If I MUST be online to play a game, then I’m not going to buy that game. Period. As I said earlier, there are too many times when it’s impractical or impossible for me to go online. Companies who are try to pull this shit might get a load of suckers the first time a game comes out with these requirements, but the thing about suckers is that many suckers will learn from the experience.

It’s not a non-issue, but it’s a small issue, that’s turned into a big issue because it’s a convenient excuse–“Our game didn’t fail because of any of our faults in designing/marketing it, it failed because of piracy. So don’t fire us!”

Recent statistics I’ve seem indicate that, with music at least, people who pirate end up spending about 30% more money than people who don’t. I haven’t seen any overall reason to believe that it’s significantly different for games.

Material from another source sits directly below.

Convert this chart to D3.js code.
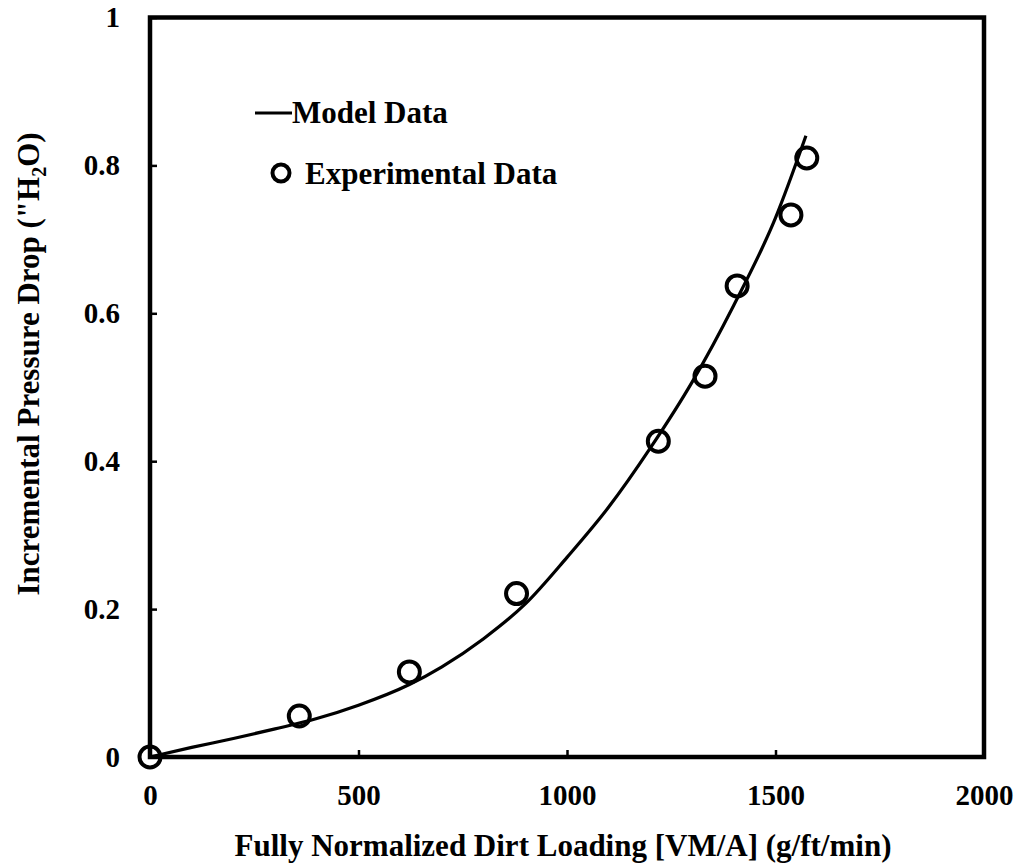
<!DOCTYPE html>
<html>
<head>
<meta charset="utf-8">
<script src="https://cdn.jsdelivr.net/npm/d3@7"></script>
<style>
  html, body { margin: 0; padding: 0; background: #fff; }
  svg { display: block; }
  text { font-family: "Liberation Serif", "Times New Roman", serif; font-weight: bold; fill: #000; }
</style>
</head>
<body>
<svg id="chart" width="1020" height="865"></svg>
<script>
// Model curve (dirt loading vs. incremental pressure drop)
const modelX = [0, 100, 200, 300, 400, 500, 622, 700, 800, 900, 1000, 1100, 1200, 1300, 1400, 1500, 1573];
const modelY = [0, 0.013, 0.025, 0.038, 0.052, 0.07, 0.098, 0.122, 0.16, 0.207, 0.27, 0.338, 0.418, 0.507, 0.611, 0.729, 0.84];

// Measured points
const expX = [0, 358, 622, 879, 1219, 1331, 1408, 1537, 1575];
const expY = [0, 0.0554, 0.115, 0.221, 0.427, 0.515, 0.637, 0.733, 0.81];

// Axis ticks
const xTicks = [0, 500, 1000, 1500, 2000];
const yTicks = [0, 0.2, 0.4, 0.6, 0.8, 1];

const svg = d3.select("#chart");
const L = 150, R = 984, T = 17.5, B = 757;

const x = d3.scaleLinear().domain([0, 2000]).range([L, R]);
const y = d3.scaleLinear().domain([0, 1]).range([B, T]);

// Inward ticks with labels
const xAxis = d3.axisBottom(x).tickValues(xTicks).tickSizeInner(-7).tickSizeOuter(0)
  .tickPadding(27).tickFormat(d3.format("d"));
const gx = svg.append("g").attr("transform", `translate(0,${B})`).call(xAxis);
gx.select(".domain").remove();
gx.selectAll(".tick line").attr("stroke", "#000").attr("stroke-width", 2.5);
gx.selectAll(".tick text").style("font-size", "29px").attr("dy", "0.71em");

const yAxis = d3.axisLeft(y).tickValues(yTicks).tickSizeInner(-7).tickSizeOuter(0)
  .tickPadding(30).tickFormat(d => d === 0 || d === 1 ? String(d) : d3.format(".1f")(d));
const gy = svg.append("g").attr("transform", `translate(${L},0)`).call(yAxis);
gy.select(".domain").remove();
gy.selectAll(".tick line").attr("stroke", "#000").attr("stroke-width", 2.5);
gy.selectAll(".tick text").style("font-size", "29px");

// Plot frame
svg.append("rect")
  .attr("x", L).attr("y", T).attr("width", R - L).attr("height", B - T)
  .attr("fill", "none").attr("stroke", "#000").attr("stroke-width", 4.5);

// Model line
const line = d3.line().x((d, i) => x(modelX[i])).y((d, i) => y(modelY[i])).curve(d3.curveMonotoneX);
svg.append("path").datum(modelX).attr("d", line)
  .attr("fill", "none").attr("stroke", "#000").attr("stroke-width", 3.2);

// Experimental markers
svg.append("g").selectAll("circle").data(expX).join("circle")
  .attr("cx", (d, i) => x(expX[i])).attr("cy", (d, i) => y(expY[i]))
  .attr("r", 10.5).attr("fill", "none").attr("stroke", "#000").attr("stroke-width", 4);

// Legend
const lg = svg.append("g");
lg.append("line").attr("x1", 255).attr("x2", 292).attr("y1", 113).attr("y2", 113)
  .attr("stroke", "#000").attr("stroke-width", 3.2);
lg.append("text").attr("x", 292).attr("y", 123).style("font-size", "31px").text("Model Data");
lg.append("circle").attr("cx", 281).attr("cy", 173).attr("r", 8.5)
  .attr("fill", "none").attr("stroke", "#000").attr("stroke-width", 4);
lg.append("text").attr("x", 305).attr("y", 184).style("font-size", "31px").text("Experimental Data");

// Axis titles
svg.append("text").attr("x", 563).attr("y", 856).attr("text-anchor", "middle")
  .style("font-size", "31px").text("Fully Normalized Dirt Loading [VM/A] (g/ft/min)");

const yt = svg.append("text").attr("transform", "translate(39,364) rotate(-90)")
  .attr("text-anchor", "middle").style("font-size", "31px");
yt.append("tspan").text("Incremental Pressure Drop (\"H");
yt.append("tspan").attr("dy", 7).style("font-size", "20px").text("2");
yt.append("tspan").attr("dy", -7).text("O)");
</script>
</body>
</html>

GOG seems to be doing quite OK selling older games without DRM. And you’re discounting all the people who do, in fact, buy games after they pirate them first. There are way too many games that are crap, but you don’t know it until you try it, and piracy does cull some of this. I recall hearing, for example, that the new Aliens game that everyone hates had their initial demos and trailers done by a completely different company than the actual game. Piracy probably has hurt that game in that pretty much anyone who played the game thinks it sucks.

So if your game sucks and depends primarily on people buying it before word gets around about how bad it is, piracy will probably hurt you. If your game is nothing more than a reskin/roster update of a previous version, then piracy may well hurt you (or at least you might want a way to turn off the old game).

Anything else, and piracy really probably isn’t all that huge of a deal if you look at it rationally.